── Rows ──

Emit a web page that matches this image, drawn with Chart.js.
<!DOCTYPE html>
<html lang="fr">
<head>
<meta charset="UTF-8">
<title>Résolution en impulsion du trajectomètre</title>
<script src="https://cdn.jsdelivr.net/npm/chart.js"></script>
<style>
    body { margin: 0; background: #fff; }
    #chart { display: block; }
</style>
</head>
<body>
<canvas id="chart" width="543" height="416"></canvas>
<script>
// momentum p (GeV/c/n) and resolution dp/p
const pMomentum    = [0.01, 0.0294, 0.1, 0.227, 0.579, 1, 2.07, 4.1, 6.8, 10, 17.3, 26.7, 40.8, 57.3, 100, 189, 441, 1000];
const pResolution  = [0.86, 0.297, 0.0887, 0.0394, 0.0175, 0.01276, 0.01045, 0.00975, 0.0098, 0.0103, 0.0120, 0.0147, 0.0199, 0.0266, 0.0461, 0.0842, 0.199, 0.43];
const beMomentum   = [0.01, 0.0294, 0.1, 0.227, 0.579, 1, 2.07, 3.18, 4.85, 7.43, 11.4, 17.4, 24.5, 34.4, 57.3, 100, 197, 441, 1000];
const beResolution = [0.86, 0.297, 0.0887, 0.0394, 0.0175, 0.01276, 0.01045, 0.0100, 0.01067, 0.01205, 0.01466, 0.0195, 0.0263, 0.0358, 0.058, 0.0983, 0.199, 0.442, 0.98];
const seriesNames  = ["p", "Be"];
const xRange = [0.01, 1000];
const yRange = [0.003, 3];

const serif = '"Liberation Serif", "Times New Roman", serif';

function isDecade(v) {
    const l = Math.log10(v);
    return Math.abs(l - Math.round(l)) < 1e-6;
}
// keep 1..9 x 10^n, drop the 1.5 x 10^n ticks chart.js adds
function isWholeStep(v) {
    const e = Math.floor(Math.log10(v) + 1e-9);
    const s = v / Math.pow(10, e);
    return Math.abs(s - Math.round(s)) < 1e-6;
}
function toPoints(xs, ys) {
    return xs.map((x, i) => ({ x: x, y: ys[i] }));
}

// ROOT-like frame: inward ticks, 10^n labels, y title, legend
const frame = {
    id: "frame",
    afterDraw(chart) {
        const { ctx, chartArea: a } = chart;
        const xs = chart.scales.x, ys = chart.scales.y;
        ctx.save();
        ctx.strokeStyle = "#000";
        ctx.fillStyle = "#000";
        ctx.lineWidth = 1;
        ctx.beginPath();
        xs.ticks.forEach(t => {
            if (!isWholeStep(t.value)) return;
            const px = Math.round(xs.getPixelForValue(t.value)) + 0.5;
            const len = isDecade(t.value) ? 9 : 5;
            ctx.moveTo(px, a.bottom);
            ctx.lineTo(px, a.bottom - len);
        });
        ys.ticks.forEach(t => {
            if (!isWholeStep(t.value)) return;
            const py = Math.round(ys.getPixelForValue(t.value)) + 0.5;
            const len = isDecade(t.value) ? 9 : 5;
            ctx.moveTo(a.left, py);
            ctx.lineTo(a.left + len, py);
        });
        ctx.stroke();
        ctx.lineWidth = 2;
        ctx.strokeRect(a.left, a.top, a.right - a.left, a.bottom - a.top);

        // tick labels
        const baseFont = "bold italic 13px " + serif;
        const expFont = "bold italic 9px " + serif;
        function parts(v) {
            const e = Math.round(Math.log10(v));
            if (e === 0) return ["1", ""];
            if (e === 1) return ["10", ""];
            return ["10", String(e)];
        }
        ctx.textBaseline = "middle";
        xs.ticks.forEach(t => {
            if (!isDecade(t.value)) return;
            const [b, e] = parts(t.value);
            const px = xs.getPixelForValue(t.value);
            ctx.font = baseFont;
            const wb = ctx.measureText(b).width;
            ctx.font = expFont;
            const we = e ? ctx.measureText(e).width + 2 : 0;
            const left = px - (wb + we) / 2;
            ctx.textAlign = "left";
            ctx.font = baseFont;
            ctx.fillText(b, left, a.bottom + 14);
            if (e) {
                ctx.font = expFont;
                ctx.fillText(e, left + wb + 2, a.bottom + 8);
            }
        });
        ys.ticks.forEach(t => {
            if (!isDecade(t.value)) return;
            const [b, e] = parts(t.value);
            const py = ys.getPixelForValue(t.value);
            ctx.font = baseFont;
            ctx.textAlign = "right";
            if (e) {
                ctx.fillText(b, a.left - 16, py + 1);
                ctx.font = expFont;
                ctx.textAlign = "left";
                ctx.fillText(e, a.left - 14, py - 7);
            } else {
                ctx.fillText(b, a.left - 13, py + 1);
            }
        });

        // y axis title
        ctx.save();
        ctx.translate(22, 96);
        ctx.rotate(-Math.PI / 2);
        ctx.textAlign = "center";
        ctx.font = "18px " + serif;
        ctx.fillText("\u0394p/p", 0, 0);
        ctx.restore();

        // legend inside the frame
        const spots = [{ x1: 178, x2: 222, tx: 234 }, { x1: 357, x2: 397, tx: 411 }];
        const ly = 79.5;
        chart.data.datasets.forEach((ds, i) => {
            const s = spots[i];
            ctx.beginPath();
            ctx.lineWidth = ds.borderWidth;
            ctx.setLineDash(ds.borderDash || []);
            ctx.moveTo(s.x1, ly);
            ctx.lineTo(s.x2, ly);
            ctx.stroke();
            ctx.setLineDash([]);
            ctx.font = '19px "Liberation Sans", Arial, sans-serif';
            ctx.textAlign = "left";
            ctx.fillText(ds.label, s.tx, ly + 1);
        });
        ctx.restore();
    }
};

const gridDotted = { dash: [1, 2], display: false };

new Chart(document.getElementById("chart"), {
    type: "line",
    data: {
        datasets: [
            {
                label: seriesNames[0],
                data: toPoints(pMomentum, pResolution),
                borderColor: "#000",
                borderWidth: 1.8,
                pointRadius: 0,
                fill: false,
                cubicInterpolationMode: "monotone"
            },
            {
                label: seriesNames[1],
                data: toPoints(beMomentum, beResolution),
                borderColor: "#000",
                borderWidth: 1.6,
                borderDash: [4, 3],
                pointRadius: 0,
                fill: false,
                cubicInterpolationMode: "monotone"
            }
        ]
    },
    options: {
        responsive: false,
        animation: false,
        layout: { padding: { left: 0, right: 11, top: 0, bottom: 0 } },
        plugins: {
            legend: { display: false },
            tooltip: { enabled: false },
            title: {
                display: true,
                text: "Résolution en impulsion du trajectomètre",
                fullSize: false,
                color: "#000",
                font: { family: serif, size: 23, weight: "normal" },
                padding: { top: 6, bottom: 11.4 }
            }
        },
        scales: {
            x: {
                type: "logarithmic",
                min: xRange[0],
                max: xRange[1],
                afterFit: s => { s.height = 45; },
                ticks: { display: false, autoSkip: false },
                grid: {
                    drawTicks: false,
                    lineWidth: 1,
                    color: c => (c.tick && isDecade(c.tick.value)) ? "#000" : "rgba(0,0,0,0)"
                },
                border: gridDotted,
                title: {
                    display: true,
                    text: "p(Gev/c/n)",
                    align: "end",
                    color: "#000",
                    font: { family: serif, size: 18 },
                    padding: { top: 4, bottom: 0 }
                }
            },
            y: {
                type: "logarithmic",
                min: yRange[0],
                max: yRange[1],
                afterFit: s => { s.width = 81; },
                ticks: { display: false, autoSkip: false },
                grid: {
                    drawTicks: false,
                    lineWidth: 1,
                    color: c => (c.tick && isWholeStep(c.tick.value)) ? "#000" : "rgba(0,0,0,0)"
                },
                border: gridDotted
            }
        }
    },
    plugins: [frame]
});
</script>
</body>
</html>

───
── Rows ──

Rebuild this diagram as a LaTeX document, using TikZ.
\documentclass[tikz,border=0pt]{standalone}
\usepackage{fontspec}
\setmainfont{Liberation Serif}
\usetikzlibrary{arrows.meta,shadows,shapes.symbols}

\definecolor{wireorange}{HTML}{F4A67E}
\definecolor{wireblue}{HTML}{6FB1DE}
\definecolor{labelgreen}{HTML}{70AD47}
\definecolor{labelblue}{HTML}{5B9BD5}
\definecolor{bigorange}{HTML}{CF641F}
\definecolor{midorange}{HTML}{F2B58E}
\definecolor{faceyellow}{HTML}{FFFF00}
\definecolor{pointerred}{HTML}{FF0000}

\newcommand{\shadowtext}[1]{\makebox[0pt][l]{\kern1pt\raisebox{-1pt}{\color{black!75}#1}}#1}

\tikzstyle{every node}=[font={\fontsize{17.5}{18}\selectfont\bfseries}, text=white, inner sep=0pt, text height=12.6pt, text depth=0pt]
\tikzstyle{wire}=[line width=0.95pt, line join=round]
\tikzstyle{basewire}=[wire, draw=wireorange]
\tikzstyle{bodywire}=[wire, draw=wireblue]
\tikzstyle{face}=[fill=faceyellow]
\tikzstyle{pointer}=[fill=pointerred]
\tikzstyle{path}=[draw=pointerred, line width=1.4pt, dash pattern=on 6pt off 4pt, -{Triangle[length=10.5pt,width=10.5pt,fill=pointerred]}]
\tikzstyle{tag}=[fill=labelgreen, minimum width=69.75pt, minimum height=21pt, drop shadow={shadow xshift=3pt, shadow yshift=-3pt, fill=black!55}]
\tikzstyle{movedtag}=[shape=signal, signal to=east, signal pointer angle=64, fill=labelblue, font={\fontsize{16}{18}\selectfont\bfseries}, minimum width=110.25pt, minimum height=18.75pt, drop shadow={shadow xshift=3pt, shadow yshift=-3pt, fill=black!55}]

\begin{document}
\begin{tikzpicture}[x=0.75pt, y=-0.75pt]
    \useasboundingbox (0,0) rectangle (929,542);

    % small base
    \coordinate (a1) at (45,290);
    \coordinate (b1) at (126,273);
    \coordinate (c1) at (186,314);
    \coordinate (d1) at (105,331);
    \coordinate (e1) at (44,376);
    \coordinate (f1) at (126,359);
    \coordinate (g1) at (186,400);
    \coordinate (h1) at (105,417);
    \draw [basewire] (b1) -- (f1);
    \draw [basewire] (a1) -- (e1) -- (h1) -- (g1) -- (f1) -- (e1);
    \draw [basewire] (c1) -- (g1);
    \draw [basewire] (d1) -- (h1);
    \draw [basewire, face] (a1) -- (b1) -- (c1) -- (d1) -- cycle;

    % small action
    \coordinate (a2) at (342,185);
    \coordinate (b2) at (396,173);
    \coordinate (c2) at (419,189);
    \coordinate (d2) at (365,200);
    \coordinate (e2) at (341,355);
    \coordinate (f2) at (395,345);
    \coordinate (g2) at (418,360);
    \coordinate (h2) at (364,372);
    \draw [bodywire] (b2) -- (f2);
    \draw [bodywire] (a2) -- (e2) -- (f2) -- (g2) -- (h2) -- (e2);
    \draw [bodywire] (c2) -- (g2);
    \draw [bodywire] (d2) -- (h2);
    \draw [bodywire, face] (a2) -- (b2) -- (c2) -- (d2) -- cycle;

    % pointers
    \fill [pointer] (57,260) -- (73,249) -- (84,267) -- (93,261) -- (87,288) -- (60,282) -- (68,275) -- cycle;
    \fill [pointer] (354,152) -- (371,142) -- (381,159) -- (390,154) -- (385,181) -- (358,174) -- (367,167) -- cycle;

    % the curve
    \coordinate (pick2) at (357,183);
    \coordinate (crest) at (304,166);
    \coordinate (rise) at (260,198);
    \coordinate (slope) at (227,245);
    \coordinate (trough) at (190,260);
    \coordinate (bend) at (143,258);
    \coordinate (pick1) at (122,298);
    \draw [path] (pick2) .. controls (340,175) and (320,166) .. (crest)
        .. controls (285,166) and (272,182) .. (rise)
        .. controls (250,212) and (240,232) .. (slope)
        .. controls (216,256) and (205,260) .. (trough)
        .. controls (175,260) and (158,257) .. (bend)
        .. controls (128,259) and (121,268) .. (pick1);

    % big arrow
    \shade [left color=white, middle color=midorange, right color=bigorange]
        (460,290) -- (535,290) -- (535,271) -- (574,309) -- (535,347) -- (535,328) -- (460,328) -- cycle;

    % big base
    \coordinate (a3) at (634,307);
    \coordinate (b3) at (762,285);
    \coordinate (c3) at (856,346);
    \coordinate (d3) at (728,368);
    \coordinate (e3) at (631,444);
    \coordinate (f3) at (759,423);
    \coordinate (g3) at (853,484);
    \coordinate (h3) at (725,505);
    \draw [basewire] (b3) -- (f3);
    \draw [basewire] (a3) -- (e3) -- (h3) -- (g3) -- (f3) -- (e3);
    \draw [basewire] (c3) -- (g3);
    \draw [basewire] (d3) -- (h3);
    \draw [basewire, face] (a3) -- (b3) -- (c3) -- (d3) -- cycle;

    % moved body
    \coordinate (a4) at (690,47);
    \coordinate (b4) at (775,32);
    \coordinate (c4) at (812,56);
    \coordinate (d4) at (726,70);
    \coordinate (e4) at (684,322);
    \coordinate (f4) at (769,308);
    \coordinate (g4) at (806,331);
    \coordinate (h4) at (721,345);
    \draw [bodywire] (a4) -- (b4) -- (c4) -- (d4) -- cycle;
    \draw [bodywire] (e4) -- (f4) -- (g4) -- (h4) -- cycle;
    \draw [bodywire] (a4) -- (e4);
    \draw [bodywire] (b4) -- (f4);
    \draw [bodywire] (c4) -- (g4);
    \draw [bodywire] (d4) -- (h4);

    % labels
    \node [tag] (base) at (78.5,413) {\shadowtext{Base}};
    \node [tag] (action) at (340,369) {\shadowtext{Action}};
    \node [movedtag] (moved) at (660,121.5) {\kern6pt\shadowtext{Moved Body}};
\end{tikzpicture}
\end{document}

───
── Rows ──

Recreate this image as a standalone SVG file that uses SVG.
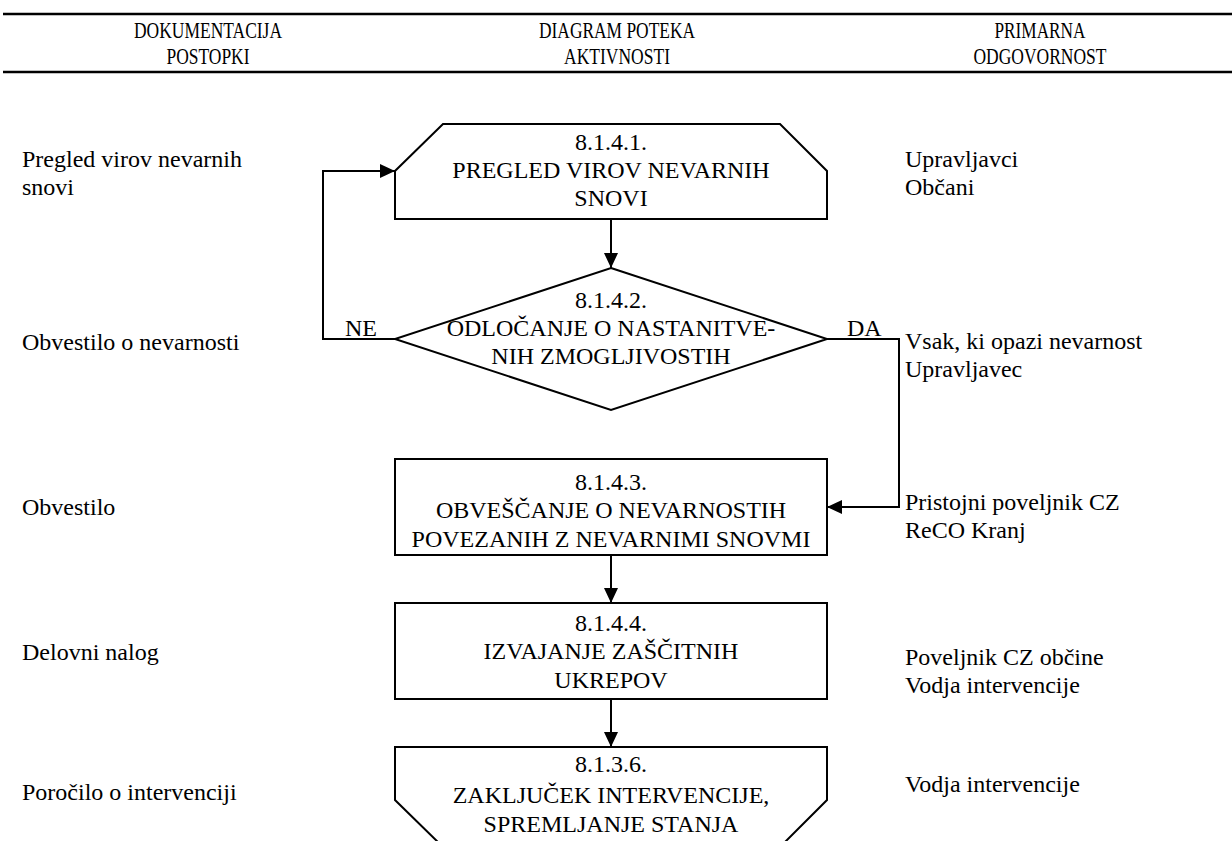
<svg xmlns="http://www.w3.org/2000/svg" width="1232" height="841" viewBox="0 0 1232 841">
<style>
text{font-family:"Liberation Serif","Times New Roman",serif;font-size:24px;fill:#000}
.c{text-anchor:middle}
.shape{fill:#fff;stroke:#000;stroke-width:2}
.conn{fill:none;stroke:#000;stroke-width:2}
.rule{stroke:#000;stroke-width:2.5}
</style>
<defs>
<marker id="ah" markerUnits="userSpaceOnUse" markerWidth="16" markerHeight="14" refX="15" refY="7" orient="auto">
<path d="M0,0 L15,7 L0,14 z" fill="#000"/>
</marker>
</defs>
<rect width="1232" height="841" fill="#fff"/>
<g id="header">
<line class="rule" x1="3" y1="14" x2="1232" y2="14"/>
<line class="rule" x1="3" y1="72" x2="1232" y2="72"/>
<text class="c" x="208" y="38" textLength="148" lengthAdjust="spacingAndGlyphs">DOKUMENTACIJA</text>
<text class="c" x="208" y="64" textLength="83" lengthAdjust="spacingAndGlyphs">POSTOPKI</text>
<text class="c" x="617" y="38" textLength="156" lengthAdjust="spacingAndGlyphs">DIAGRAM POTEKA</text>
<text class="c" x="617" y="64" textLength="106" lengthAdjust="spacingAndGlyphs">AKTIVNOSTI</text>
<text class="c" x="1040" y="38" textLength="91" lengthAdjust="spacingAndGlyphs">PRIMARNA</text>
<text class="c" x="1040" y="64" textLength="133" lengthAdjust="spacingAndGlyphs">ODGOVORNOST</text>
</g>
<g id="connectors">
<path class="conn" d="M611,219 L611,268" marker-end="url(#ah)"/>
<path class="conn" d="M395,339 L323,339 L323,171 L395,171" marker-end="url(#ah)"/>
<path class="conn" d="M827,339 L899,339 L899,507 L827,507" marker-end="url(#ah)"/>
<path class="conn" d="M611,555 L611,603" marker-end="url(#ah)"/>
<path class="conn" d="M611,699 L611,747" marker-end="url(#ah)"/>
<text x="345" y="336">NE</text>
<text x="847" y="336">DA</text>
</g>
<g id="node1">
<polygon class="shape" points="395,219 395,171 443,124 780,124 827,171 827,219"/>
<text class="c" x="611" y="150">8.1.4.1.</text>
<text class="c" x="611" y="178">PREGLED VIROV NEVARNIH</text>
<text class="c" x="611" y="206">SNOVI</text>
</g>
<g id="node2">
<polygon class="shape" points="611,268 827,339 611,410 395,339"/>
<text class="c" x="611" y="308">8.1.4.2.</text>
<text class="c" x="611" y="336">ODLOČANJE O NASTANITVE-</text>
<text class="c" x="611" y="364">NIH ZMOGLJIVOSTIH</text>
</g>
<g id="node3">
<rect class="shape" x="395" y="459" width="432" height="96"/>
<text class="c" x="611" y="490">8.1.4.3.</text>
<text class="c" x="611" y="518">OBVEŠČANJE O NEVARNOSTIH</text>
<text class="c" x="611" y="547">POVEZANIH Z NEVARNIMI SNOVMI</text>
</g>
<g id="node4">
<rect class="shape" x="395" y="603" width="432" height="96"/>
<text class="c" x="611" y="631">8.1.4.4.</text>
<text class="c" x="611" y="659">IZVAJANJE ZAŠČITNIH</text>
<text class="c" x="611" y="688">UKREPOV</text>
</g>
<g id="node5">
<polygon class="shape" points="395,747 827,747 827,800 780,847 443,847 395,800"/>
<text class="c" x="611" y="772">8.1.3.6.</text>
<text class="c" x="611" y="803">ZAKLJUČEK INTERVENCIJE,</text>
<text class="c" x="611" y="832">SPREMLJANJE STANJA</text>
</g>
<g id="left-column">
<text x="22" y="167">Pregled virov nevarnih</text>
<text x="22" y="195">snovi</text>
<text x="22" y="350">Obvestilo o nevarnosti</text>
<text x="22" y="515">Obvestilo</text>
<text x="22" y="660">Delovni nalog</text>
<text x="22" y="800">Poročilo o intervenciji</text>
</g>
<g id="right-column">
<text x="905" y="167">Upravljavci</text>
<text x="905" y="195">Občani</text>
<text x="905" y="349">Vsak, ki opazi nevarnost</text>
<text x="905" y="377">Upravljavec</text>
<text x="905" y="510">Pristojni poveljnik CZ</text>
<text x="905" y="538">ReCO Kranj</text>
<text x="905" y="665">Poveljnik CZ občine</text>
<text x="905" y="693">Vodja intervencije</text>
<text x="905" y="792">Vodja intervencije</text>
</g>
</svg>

───

To do ▸
Each line from the one holding "Rebuild this diagram" to the one holding "(0,0) rectangle (929,542);", those two included, is to be transcribed exactly, and no other line.

Exercise solution ▸
Rebuild this diagram as a LaTeX document, using TikZ.
\documentclass[tikz,border=0pt]{standalone}
\usepackage{fontspec}
\setmainfont{Liberation Serif}
\usetikzlibrary{arrows.meta,shadows,shapes.symbols}

\definecolor{wireorange}{HTML}{F4A67E}
\definecolor{wireblue}{HTML}{6FB1DE}
\definecolor{labelgreen}{HTML}{70AD47}
\definecolor{labelblue}{HTML}{5B9BD5}
\definecolor{bigorange}{HTML}{CF641F}
\definecolor{midorange}{HTML}{F2B58E}
\definecolor{faceyellow}{HTML}{FFFF00}
\definecolor{pointerred}{HTML}{FF0000}

\newcommand{\shadowtext}[1]{\makebox[0pt][l]{\kern1pt\raisebox{-1pt}{\color{black!75}#1}}#1}

\tikzstyle{every node}=[font={\fontsize{17.5}{18}\selectfont\bfseries}, text=white, inner sep=0pt, text height=12.6pt, text depth=0pt]
\tikzstyle{wire}=[line width=0.95pt, line join=round]
\tikzstyle{basewire}=[wire, draw=wireorange]
\tikzstyle{bodywire}=[wire, draw=wireblue]
\tikzstyle{face}=[fill=faceyellow]
\tikzstyle{pointer}=[fill=pointerred]
\tikzstyle{path}=[draw=pointerred, line width=1.4pt, dash pattern=on 6pt off 4pt, -{Triangle[length=10.5pt,width=10.5pt,fill=pointerred]}]
\tikzstyle{tag}=[fill=labelgreen, minimum width=69.75pt, minimum height=21pt, drop shadow={shadow xshift=3pt, shadow yshift=-3pt, fill=black!55}]
\tikzstyle{movedtag}=[shape=signal, signal to=east, signal pointer angle=64, fill=labelblue, font={\fontsize{16}{18}\selectfont\bfseries}, minimum width=110.25pt, minimum height=18.75pt, drop shadow={shadow xshift=3pt, shadow yshift=-3pt, fill=black!55}]

\begin{document}
\begin{tikzpicture}[x=0.75pt, y=-0.75pt]
    \useasboundingbox (0,0) rectangle (929,542);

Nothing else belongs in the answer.